Security arrangements in the Asian and Pacific region presently include ANZUS, a 1951 pact involving Australia, New Zealand and the United States, and SEATO, the Southeast Asia Treaty Organization. Additionally the United States has individual treaties with the Republic of China, Republic of Korea, Japan, Philippines and other countries.

Nations normally considered as possible members of APSO and pertinent data—(A) population in millions, (B) present internal Communist threat and (C) present threat of Communist conquest-are as follows:

Country                        A                   B                  C
Cambodia                       7                 yes                yes
Rep. of China                14                  no             slight
Indonesia                    115                 yes                 no
Japan                          105              slight                 no
Rep. of Korea                31                  no              slight
Laos                               3                 yes                 yes
Malaysia                        11                 yes                   no
Philippines                     36                 yes                   no
Singapore                       2              slight                   no
Thailand                        34              slight                  yes
Rep. of Vietnam             17                  yes                 yes
United States               205              slight                   no
Australia                        12               slight                  no
New Zealand                    3                   no                  no

Population of the 14 nations totals nearly 600 million, including 375 million in Asian countries and 220 in the United States, Australia and New Zealand. The overall productivity is much larger than that of Communist Asia and the capacity for the scientific use of resources, of communication and organization is in­finitely greater.

However, in the words of Douglas Darby, an Australian and a member of the Parliament of New South Wales since 1945, the Asian APSO nations have not yet recognized that they all face the same problem and should have a joint purpose.

September 27 issue of the Kokusai Shokyo Shinbun, the organ of Ja­pan's International Federation for Victory Over Communism, Head­ line: "Win a Triumph in the 1970s" (File photo)

Writing in the September issue of Asian Outlook, a publication of the WACL/APACL China Chapter, Darby warned: "With so much to lose and so much to gain, they (the Asian APSO nations) must con­centrate upon a practical approach and mutual under­standing. Nevertheless, a premature attempt may well result in failure. Those still suspicious of their neighbors need the healing forces of time and mutual res­pect."

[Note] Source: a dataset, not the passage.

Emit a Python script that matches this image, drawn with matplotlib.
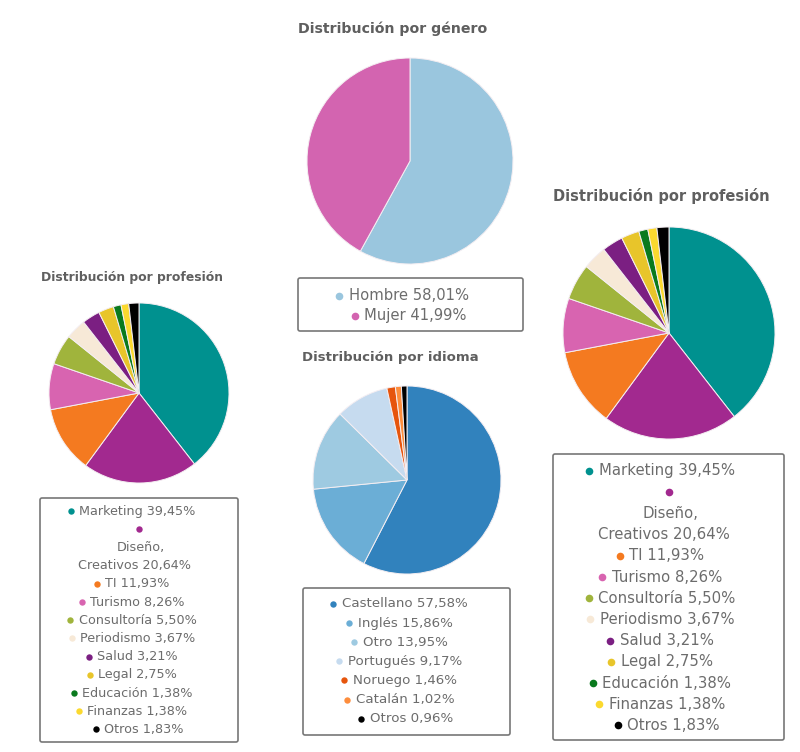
import matplotlib
matplotlib.use("Agg")
import matplotlib.pyplot as plt
from matplotlib.patches import FancyBboxPatch

# Data
genero_labels = ["Hombre", "Mujer"]
genero_values = [58.01, 41.99]
genero_text = ["58,01%", "41,99%"]
genero_colors = ["#9ac6de", "#d364b0"]

idioma_labels = ["Castellano", "Inglés", "Otro", "Portugués", "Noruego", "Catalán", "Otros"]
idioma_values = [57.58, 15.86, 13.95, 9.17, 1.46, 1.02, 0.96]
idioma_text = ["57,58%", "15,86%", "13,95%", "9,17%", "1,46%", "1,02%", "0,96%"]
idioma_colors = ["#3182bd", "#6baed6", "#9ecae1", "#c6dbef", "#e6550d", "#fd8d3c", "#000000"]

prof_labels = ["Marketing", "Diseño,\nCreativos", "TI", "Turismo", "Consultoría", "Periodismo",
               "Salud", "Legal", "Educación", "Finanzas", "Otros"]
prof_values = [39.45, 20.64, 11.93, 8.26, 5.50, 3.67, 3.21, 2.75, 1.38, 1.38, 1.83]
prof_text = ["39,45%", "20,64%", "11,93%", "8,26%", "5,50%", "3,67%", "3,21%", "2,75%", "1,38%", "1,38%", "1,83%"]
prof_colors = ["#00918f", "#a2298f", "#f47a20", "#d864b0", "#a0b43c", "#f7e9d7",
               "#7b1f82", "#e8c52a", "#0a7a1e", "#fbd92f", "#000000"]

W, H = 800, 752
TEXT = "#6c6c6c"
fig = plt.figure(figsize=(W / 100, H / 100), dpi=100)
bg = fig.add_axes([0, 0, 1, 1])
bg.set_xlim(0, W)
bg.set_ylim(H, 0)
bg.axis("off")


def pie(cx, cy, r, values, colors):
    ax = fig.add_axes([(cx - r) / W, 1 - (cy + r) / H, 2 * r / W, 2 * r / H])
    ax.pie(values, colors=colors, startangle=90, counterclock=False, radius=1,
           wedgeprops=dict(edgecolor="#f4eef2", linewidth=0.7))
    ax.set_xlim(-1, 1)
    ax.set_ylim(-1, 1)


def legend(x0, y0, x1, y1, labels, texts, colors, first_y, step, size, ms):
    bg.add_patch(FancyBboxPatch((x0, y0), x1 - x0, y1 - y0, boxstyle="round,pad=0,rounding_size=2",
                                fc="white", ec="#777777", lw=1.2))
    renderer = fig.canvas.get_renderer()
    cx = (x0 + x1) / 2
    y = first_y
    for i, (lab, txt, col) in enumerate(zip(labels, texts, colors)):
        if "\n" in lab:
            # long label wraps: dot alone on its own row
            bg.plot([cx], [y], "o", color=col, ms=ms, mec="none")
            a, b = lab.split("\n")
            y += step
            bg.text(cx + 2, y, a, ha="center", va="center", fontsize=size, color=TEXT)
            y += step
            bg.text(cx - 4.5, y, b + " " + txt, ha="center", va="center", fontsize=size, color=TEXT)
        else:
            # last row has no trailing space in the html, so it sits further right
            tx = cx + 5 if i == len(labels) - 1 else cx - 1.5
            t = bg.text(tx, y, lab + " " + txt, ha="center", va="center", fontsize=size, color=TEXT)
            w = t.get_window_extent(renderer).width
            bg.plot([tx - w / 2 - size * 0.9], [y], "o", color=col, ms=ms, mec="none")
        y += step


def title(x, y, s, size):
    bg.text(x, y, s, ha="center", va="center", fontsize=size, fontweight="bold", color="#5f5f5f")


title(393, 29, "Distribución por género", 10.2)
pie(410, 161, 103, genero_values, genero_colors)
legend(298, 278, 523, 331, genero_labels, genero_text, genero_colors, 296, 19.5, 10.6, 5.5)

title(132, 277, "Distribución por profesión", 8.9)
pie(139, 393, 90, prof_values, prof_colors)
legend(40, 498, 238, 742, prof_labels, prof_text, prof_colors, 511, 18.2, 9.2, 4.6)

title(390, 358, "Distribución por idioma", 9.5)
pie(407, 480, 94, idioma_values, idioma_colors)
legend(303, 588, 510, 735, idioma_labels, idioma_text, idioma_colors, 604, 19.1, 9.6, 4.6)

title(661, 196, "Distribución por profesión", 10.5)
pie(669, 333, 106, prof_values, prof_colors)
legend(553, 454, 784, 740, prof_labels, prof_text, prof_colors, 471, 21.2, 10.7, 5.5)

fig.savefig("out.png", dpi=100, facecolor="white")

Despite the obstacles that still must be surmount­ed, free Asians can be optimistic about a united anti­-Communist vista for the region. This hope was en­hanced in Japan during WACL 70 and is being strengthened further throughout the world.

Part of the new energy is coming from the music boxes that the anti-Communist leaders took home as gifts from their Japanese hosts. The tune is that of WACL. Records of the song in both Japanese and English have been made available so that others may learn and sing together. Owners of the music boxes will cherish memories of a significant week in Japan. The seedlings they and their new Japanese friends planted together will grow as their song—"Let's Join Our Hands, Friends of the World"—spreads far and wide.